Varying fundamental constants and dark energy in the ESPRESSO era

TL;DR

This paper reviews recent observational tests of the stability of fundamental constants and explores their implications for dark energy models, highlighting potential improvements with upcoming ELT-HIRES and Euclid data.

Contribution

It provides new observational constraints on fundamental constants across different epochs and forecasts the enhanced sensitivity of future telescopes for testing dark energy models.

Findings

Constraints on fundamental constants at low redshift and BBN epoch.

Implications for quintessence and string-inspired models.

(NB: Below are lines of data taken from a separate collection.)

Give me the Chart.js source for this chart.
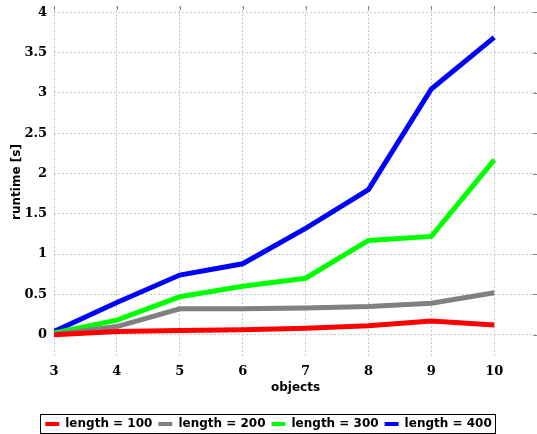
<!DOCTYPE html>
<html>
<head>
<meta charset="utf-8">
<script src="https://cdn.jsdelivr.net/npm/chart.js@4"></script>
<style>
  html, body { margin: 0; padding: 0; background: #fff; }
  #wrap { width: 537px; height: 434px; }
</style>
</head>
<body>
<div id="wrap"><canvas id="myChart"></canvas></div>
<script>
// data
var objects = [3, 4, 5, 6, 7, 8, 9, 10];
var len100 = [0.00, 0.04, 0.05, 0.06, 0.08, 0.11, 0.17, 0.12];
var len200 = [0.00, 0.10, 0.32, 0.32, 0.33, 0.35, 0.39, 0.52];
var len300 = [0.02, 0.18, 0.47, 0.60, 0.70, 1.17, 1.22, 2.17];
var len400 = [0.04, 0.40, 0.74, 0.88, 1.32, 1.80, 3.05, 3.69];
var seriesNames = ['length = 100', 'length = 200', 'length = 300', 'length = 400'];
var seriesColors = ['#ff0000', '#808080', '#00ff00', '#0000ff'];
var xTicks = [3, 4, 5, 6, 7, 8, 9, 10];
var yTicks = [0, 0.5, 1, 1.5, 2, 2.5, 3, 3.5, 4];

var serif = "'DejaVu Serif', serif";
var sans = "'DejaVu Sans', sans-serif";

function toPoints(vals) {
  return vals.map(function (v, i) { return { x: objects[i], y: v }; });
}

var allSeries = [len100, len200, len300, len400];
var datasets = allSeries.map(function (vals, i) {
  return {
    label: seriesNames[i],
    data: toPoints(vals),
    borderColor: seriesColors[i],
    backgroundColor: seriesColors[i],
    borderWidth: 5,
    pointRadius: 0,
    tension: 0,
    fill: false
  };
});

// border around the legend + small tick marks on opposite sides
var extras = {
  id: 'extras',
  afterDraw: function (chart) {
    var ctx = chart.ctx;
    var boxes = chart.legend.legendHitBoxes;
    if (boxes && boxes.length) {
      var l = Infinity, r = -Infinity, t = Infinity;
      boxes.forEach(function (h) {
        l = Math.min(l, h.left); r = Math.max(r, h.left + h.width);
        t = Math.min(t, h.top);
      });
      ctx.save();
      ctx.strokeStyle = '#000';
      ctx.lineWidth = 1;
      ctx.strokeRect(Math.round(l - 5) + 0.5, Math.round(t - 4) + 0.5, Math.round(r - l + 9), 19);
      ctx.restore();
    }
    var area = chart.chartArea;
    var xs = chart.scales.x, ys = chart.scales.y;
    ctx.save();
    ctx.strokeStyle = '#888';
    ctx.lineWidth = 1;
    ctx.beginPath();
    xTicks.forEach(function (v) {
      var px = Math.round(xs.getPixelForValue(v)) + 0.5;
      ctx.moveTo(px, area.top); ctx.lineTo(px, area.top + 4);
    });
    yTicks.forEach(function (v) {
      var py = Math.round(ys.getPixelForValue(v)) + 0.5;
      ctx.moveTo(area.right, py); ctx.lineTo(area.right - 4, py);
    });
    ctx.stroke();
    ctx.restore();
  }
};

new Chart(document.getElementById('myChart'), {
  type: 'line',
  data: { datasets: datasets },
  options: {
    responsive: true,
    maintainAspectRatio: false,
    animation: false,
    layout: { padding: { top: 6, right: 0, left: 0, bottom: -6 } },
    plugins: {
      tooltip: { enabled: false },
      legend: {
        position: 'bottom',
        labels: {
          boxWidth: 14,
          boxHeight: 4,
          padding: 6,
          color: '#000',
          font: { family: sans, size: 12, weight: 'bold' },
          generateLabels: function (chart) {
            var items = Chart.defaults.plugins.legend.labels.generateLabels(chart);
            items.forEach(function (it) { it.lineWidth = 0; });
            return items;
          }
        }
      }
    },
    scales: {
      x: {
        type: 'linear',
        min: 3,
        max: 10.68,
        afterBuildTicks: function (s) { s.ticks = xTicks.map(function (v) { return { value: v }; }); },
        afterFit: function (s) { s.height = 54; },
        grid: { color: '#c8c8c8', drawTicks: false },
        border: { display: false, dash: [2, 2] },
        ticks: { color: '#000', padding: 6, maxRotation: 0, font: { family: serif, size: 13, weight: 'bold' },
          callback: function (v) { return String(v); } },
        title: { display: true, text: 'objects', color: '#000', padding: { top: 0, bottom: 17 }, font: { family: sans, size: 12, weight: 'bold' } }
      },
      y: {
        type: 'linear',
        min: -0.29,
        max: 4.08,
        afterBuildTicks: function (s) { s.ticks = yTicks.map(function (v) { return { value: v }; }); },
        afterFit: function (s) { s.width = 54; s.paddingTop = 0; s.paddingBottom = 0; },
        grid: { color: '#c8c8c8', drawTicks: false },
        border: { display: false, dash: [2, 2] },
        ticks: { color: '#000', padding: 7, font: { family: serif, size: 13, weight: 'bold' },
          callback: function (v) { return String(v); } },
        title: { display: true, text: 'runtime [s]', color: '#000', padding: { top: 10, bottom: 0 }, font: { family: sans, size: 12, weight: 'bold' } }
      }
    }
  },
  plugins: [extras]
});
</script>
</body>
</html>
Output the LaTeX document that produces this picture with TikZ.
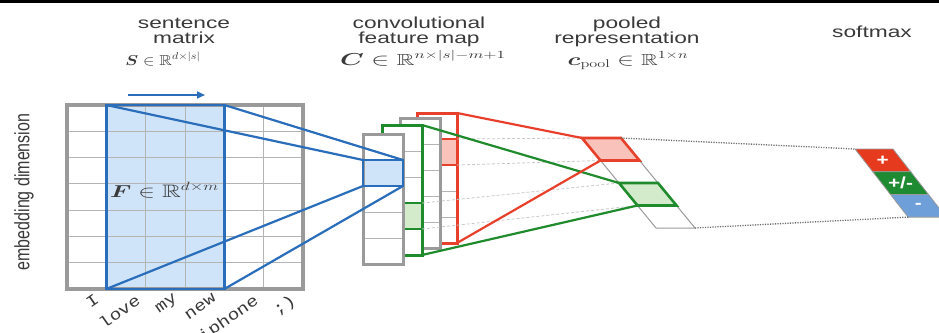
\documentclass[tikz,border=0pt]{standalone}
\usepackage{amsmath,amssymb,bm}
\usepackage{fontspec}
\newfontfamily\titlefont[FakeStretch=1.42]{Liberation Sans}
\newfontfamily\plainsans{Liberation Sans}
\newfontfamily\wordfont{Liberation Mono}
\usetikzlibrary{arrows.meta}

\definecolor{cblue}{HTML}{2A6EBB}
\definecolor{bluefill}{HTML}{D0E4F9}
\definecolor{cgreen}{HTML}{1F8B2C}
\definecolor{greenfill}{HTML}{D3EBCB}
\definecolor{cred}{HTML}{E8412B}
\definecolor{redfill}{HTML}{F9C2BB}
\definecolor{framegray}{HTML}{9A9A9A}
\definecolor{gridline}{HTML}{B4B4B4}
\definecolor{faintgray}{HTML}{C8C8C8}
\definecolor{dotgray}{HTML}{6A6A6A}
\definecolor{titlegray}{HTML}{3A3A3A}
\definecolor{softred}{HTML}{E63A1F}
\definecolor{softgreen}{HTML}{1E8A31}
\definecolor{softblue}{HTML}{6F9FD8}

% horizontally widened math
\newcommand{\wmath}[2]{\scalebox{#1}[1]{$#2$}}

% one column of the feature map: name, x, y, frame style, marked row, cell fill, cell border style
\newcommand{\featcol}[7]{%
  \coordinate (#1-nw) at (#2,#3);
  \coordinate (#1-ne) at ({#2+40},#3);
  \coordinate (#1-sw) at (#2,{#3+130});
  \coordinate (#1-se) at ({#2+40},{#3+130});
  \coordinate (#1-cnw) at (#2,{#3+26*#5});
  \coordinate (#1-cne) at ({#2+40},{#3+26*#5});
  \coordinate (#1-csw) at (#2,{#3+26*(#5+1)});
  \coordinate (#1-cse) at ({#2+40},{#3+26*(#5+1)});
  \fill[white] (#1-nw) rectangle (#1-se);
  \fill[#6] (#1-cnw) rectangle (#1-cse);
  \foreach \k in {1,...,4} \draw[gridthin] (#2,{#3+26*\k}) -- ({#2+40},{#3+26*\k});
  \draw[#4, line width=3pt] (#1-nw) rectangle (#1-se);
  \draw[#7, line width=2.6pt] (#1-cnw) rectangle (#1-cse);
}

% one slanted cell of the pooled vector: name, row, fill, border style
\newcommand{\poolcell}[4]{%
  \coordinate (#1-nw) at ({582+18.5*#2},{138+22.5*#2});
  \coordinate (#1-ne) at ({621+18.5*#2},{138+22.5*#2});
  \coordinate (#1-se) at ({639.5+18.5*#2},{160.5+22.5*#2});
  \coordinate (#1-sw) at ({600.5+18.5*#2},{160.5+22.5*#2});
  \filldraw[fill=#3, #4] (#1-nw) -- (#1-ne) -- (#1-se) -- (#1-sw) -- cycle;
}

% one slanted cell of the softmax output: name, row, fill, sign
\newcommand{\softcell}[4]{%
  \coordinate (#1-nw) at ({855+17.7*#2},{149+22.7*#2});
  \coordinate (#1-ne) at ({893+17.7*#2},{149+22.7*#2});
  \coordinate (#1-se) at ({910.7+17.7*#2},{171.7+22.7*#2});
  \coordinate (#1-sw) at ({872.7+17.7*#2},{171.7+22.7*#2});
  \filldraw[fill=#3, draw=framegray, line width=0.8pt] (#1-nw) -- (#1-ne) -- (#1-se) -- (#1-sw) -- cycle;
  \node[signlab] (#1-t) at ({882.8+17.7*#2},{160.4+22.7*#2}) {\scalebox{1.3}[1]{#4}};
}

\begin{document}
\begin{tikzpicture}[x=1pt,y=-1pt,
  gridthin/.style={draw=gridline, line width=1pt},
  gridframe/.style={draw=framegray, line width=3.6pt},
  blueframe/.style={draw=cblue, line width=2.8pt},
  link/.style={line width=2.2pt},
  faint/.style={draw=faintgray, line width=0.8pt, dash pattern=on 3pt off 2pt},
  dots/.style={draw=dotgray, line width=1.3pt, dash pattern=on 1.2pt off 1.3pt},
  title/.style={font=\titlefont\fontsize{16}{16}\selectfont, text=titlegray, anchor=base, inner sep=0pt},
  mathlab/.style={text=titlegray, anchor=base, inner sep=0pt},
  word/.style={font=\wordfont\fontsize{16}{16}\selectfont, text=titlegray, rotate=35, anchor=north east, inner sep=0pt},
  signlab/.style={font=\plainsans\bfseries\fontsize{16}{16}\selectfont, text=white, inner sep=0pt},
]
\clip (0,0) rectangle (939,332);
\fill[white] (0,0) rectangle (939,332);
\draw[line width=3pt] (0,1.5) -- (939,1.5);

% headings
\node[title] (h1a) at (184,28) {sentence};
\node[title] (h1b) at (184,43) {matrix};
\node[mathlab, font=\fontsize{14.5}{14.5}\selectfont] (h1c) at (163,65) {\wmath{1.2}{\bm{S}\in\mathbb{R}^{d\times|s|}}};
\node[title] (h2a) at (419,28) {convolutional};
\node[title] (h2b) at (419,43) {feature map};
\node[mathlab, font=\fontsize{16}{16}\selectfont] (h2c) at (423,65) {\wmath{1.55}{\bm{C}\in\mathbb{R}^{n\times|s|-m+1}}};
\node[title] (h3a) at (627,28) {pooled};
\node[title] (h3b) at (627,43) {representation};
\node[mathlab, font=\fontsize{16}{16}\selectfont] (h3c) at (628,65) {\wmath{1.45}{\bm{c}_{\mathrm{pool}}\in\mathbb{R}^{1\times n}}};
\node[title] (h4) at (872,37) {softmax};
\node[text=titlegray, inner sep=0pt, rotate=90, font=\plainsans\fontsize{16}{16}\selectfont] (emb) at (24,192) {\scalebox{1}[1.3]{embedding dimension}};

% sentence matrix
\coordinate (S-nw) at (67,105);
\coordinate (S-se) at (303,289);
\coordinate (F-nw) at (106.33,105);
\coordinate (F-ne) at (224.33,105);
\coordinate (F-sw) at (106.33,289);
\coordinate (F-se) at (224.33,289);
\fill[bluefill] (F-nw) rectangle (F-se);
\foreach \i in {1,...,5} \draw[gridthin] ({67+39.333*\i},105) -- ({67+39.333*\i},289);
\foreach \j in {1,...,6} \draw[gridthin] (67,{105+26.286*\j}) -- (303,{105+26.286*\j});
\draw[gridframe] (S-nw) rectangle (S-se);
\draw[blueframe] (F-nw) rectangle (F-se);
\node[mathlab, anchor=base west, font=\fontsize{18}{18}\selectfont] (Flab) at (110,197) {\wmath{1.45}{\bm{F}\in\mathbb{R}^{d\times m}}};

% sliding direction
\coordinate (arr-a) at (128,95);
\coordinate (arr-b) at (205,95);
\draw[cblue, line width=2pt, -{Triangle[length=8pt,width=7pt]}] (arr-a) -- (arr-b);

% words
\node[word] (w1) at (94,293) {\scalebox{1.2}[1]{I}};
\node[word] (w2) at (135,293) {\scalebox{1.2}[1]{love}};
\node[word] (w3) at (173,293) {\scalebox{1.2}[1]{my}};
\node[word] (w4) at (212,293) {\scalebox{1.2}[1]{new}};
\node[word] (w5) at (253,293) {\scalebox{1.2}[1]{iphone}};
\node[word] (w6) at (290,293) {\scalebox{1.2}[1]{;)}};

% feature map columns, back to front
\featcol{rc}{417}{113}{draw=cred}{1}{redfill}{draw=cred}
\featcol{gb}{400}{118}{draw=framegray}{0}{white}{draw=none}
\featcol{gc}{382}{125}{draw=cgreen}{3}{greenfill}{draw=cgreen}
\featcol{fa}{363}{134}{draw=framegray}{1}{bluefill}{draw=cblue}

% filter to feature
\draw[link, cblue] (F-nw) -- (fa-cnw);
\draw[link, cblue] (F-ne) -- (fa-cne);
\draw[link, cblue] (F-sw) -- (fa-csw);
\draw[link, cblue] (F-se) -- (fa-cse);

% pooled vector
\poolcell{p1}{1}{white}{draw=framegray, line width=1pt}
\poolcell{p3}{3}{white}{draw=framegray, line width=1pt}
\poolcell{p0}{0}{redfill}{draw=cred, line width=2.6pt}
\poolcell{p2}{2}{greenfill}{draw=cgreen, line width=2.6pt}

% max pooling
\draw[faint] (rc-cne) -- (p0-nw);
\draw[faint] (rc-cse) -- (p0-sw);
\draw[faint] (gc-cne) -- (p2-nw);
\draw[faint] (gc-cse) -- (p2-sw);
\draw[link, cgreen] (gc-ne) -- (p2-nw);
\draw[link, cgreen] (gc-se) -- (p2-sw);
\draw[link, cred] (rc-ne) -- (p0-nw);
\draw[link, cred] (rc-se) -- (p0-sw);

% softmax output
\softcell{s0}{0}{softred}{+}
\softcell{s1}{1}{softgreen}{+/-}
\softcell{s2}{2}{softblue}{-}
\draw[dots] (p0-ne) -- (s0-nw);
\draw[dots] (p3-se) -- (s2-sw);
\end{tikzpicture}
\end{document}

Forecasted sensitivity improvements with ELT-HIRES and Euclid.

Abstract

The observational evidence for the recent acceleration of the universe shows that canonical theories of cosmology and particle physics are incomplete and that new physics is out there, waiting to be discovered. A compelling task for astrophysical facilities is to search for, identify and ultimately characterize this new physics. I present very recent developments in tests of the stability of nature's fundamental constants, as well as their impact on physics paradigms beyond the standard model. Specifically I discuss new observational constraints at low redshifts and at the BBN epoch, and highlight their different implications for canonical quintessence-type models and for non-canonical string-theory inspired models. Finally I also present new forecasts, based on realistic simulated data, of the gains in sensitivity for these constraints expected from ELT-HIRES, on its own and in combination with Euclid.